Big change for Philips at DAA
Wicklow resident Dalton Philips takes over from Kevin Toland as chief executive of Dublin Airport Authority. We can only assume that Philips won't be enjoying quite the same pay packet when he returns to Ireland as he had in the UK.
The former chief executive of British grocery chain Morrisons received a pay packet of £2.1m (€1.7m) in his last year in the job back in 2015. As part of his exit deal he was set to receive a further £1.1m payoff despite a slump in sales and profits at the supermarket chain which precipitated his departure.
He was awarded a £1m bonus on top of his £850,000 salary, £213,000 in pension payments and £28,000 in other benefits.
Kevin Toland was labouring under a government semi-state salary cap of €250,000 per year. However, he did receive a further €149,000 in other benefits last year bringing his total remuneration to €399,000.
It is still well off what predecessor Declan Collier was earning at London City Airport (€614,000). DAA chairman Padraig O'Riordain said back in May that he might seek permission from government to break the pay cap when hiring a successor to Toland. However, I understand the Philips deal is the same as Toland had.
This raises the interesting question of whether the chairman asked for the cap to be exceeded and was told no, or felt he could land a suitable chief executive for the same money as Toland. Toland takes over at Aryzta from Owen Killian, whose salary last year was €1.36m and that was without a performance bonus of nearly €1m which was withheld.
Philips will have his work cut out getting the proposed new runway over the line.
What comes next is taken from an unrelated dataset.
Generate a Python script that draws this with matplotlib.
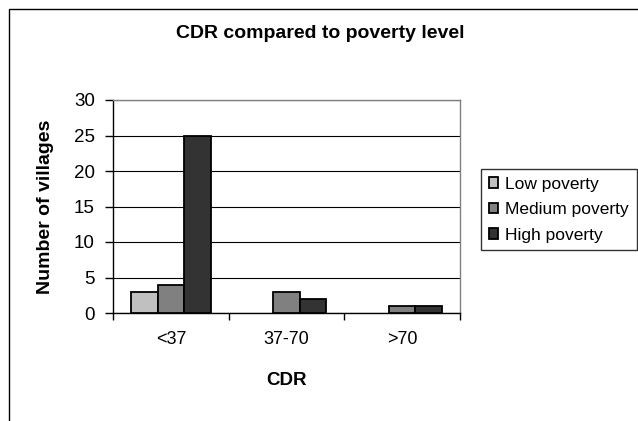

Dublin Airport says it needs the new runway to cater for future growth but planning restrictions on night flights could cost the business and the economy dearly according to the DAA. Philips will need to have his political instincts finely tuned for that one.
He inherits a DAA in a much better financial position that Toland did when he took over in January 2013. In 2012 DAA passenger numbers hit around 22 million. Last year they exceeded 30 million, while after tax profit went from €19m to €108m in the same period. This week it announced new Cathay Pacific flights from Dublin to Hong Kong, which is a significant route development.
Toland caught the tailwind of economic recovery very nicely. Philips, who has extensive business experience, will hope to do the same.
Hurricane Harvey's energy legacy
The devastation of Hurricane Harvey in Texas and Louisiana has been enormous. It has taken about two million barrels of oil capacity per day out of circulation and forced the widespread closure of refining plants, rigs and platforms.
Yet global oil prices have not spiked nearly as much as they would have in the past. One of the reasons is the shale boom.
Despite the shutdown of refineries, oil and gas rigs and other elements of the complex network of energy infrastructure in the region, the shale boom has seen the US return as an oil exporter.
The US still imports around five million barrels of oil per day, but this is far less than the 12 million it imported a decade ago.
Port closures during the hurricane have seen around 13pc of U.S. refining capacity bottling up some oil that it would otherwise have been processing or selling abroad.
This has resulted in a greater spike in the likes of the UK Brent oil price index opening up a greater gap between US prices and oil prices on this side of the Atlantic.
The situation could get worse in the weeks ahead where the damage to some refineries has been extensive. Some may not get up and running again so quickly.
The real longer-term change will come in natural gas. The boom in shale has dominated domestic US demand and America is set to emerge as a leading exporter of liquefied natural gas.
America's share of global LNG export capacity is set to rocket from 1pc to one fifth in within a decade.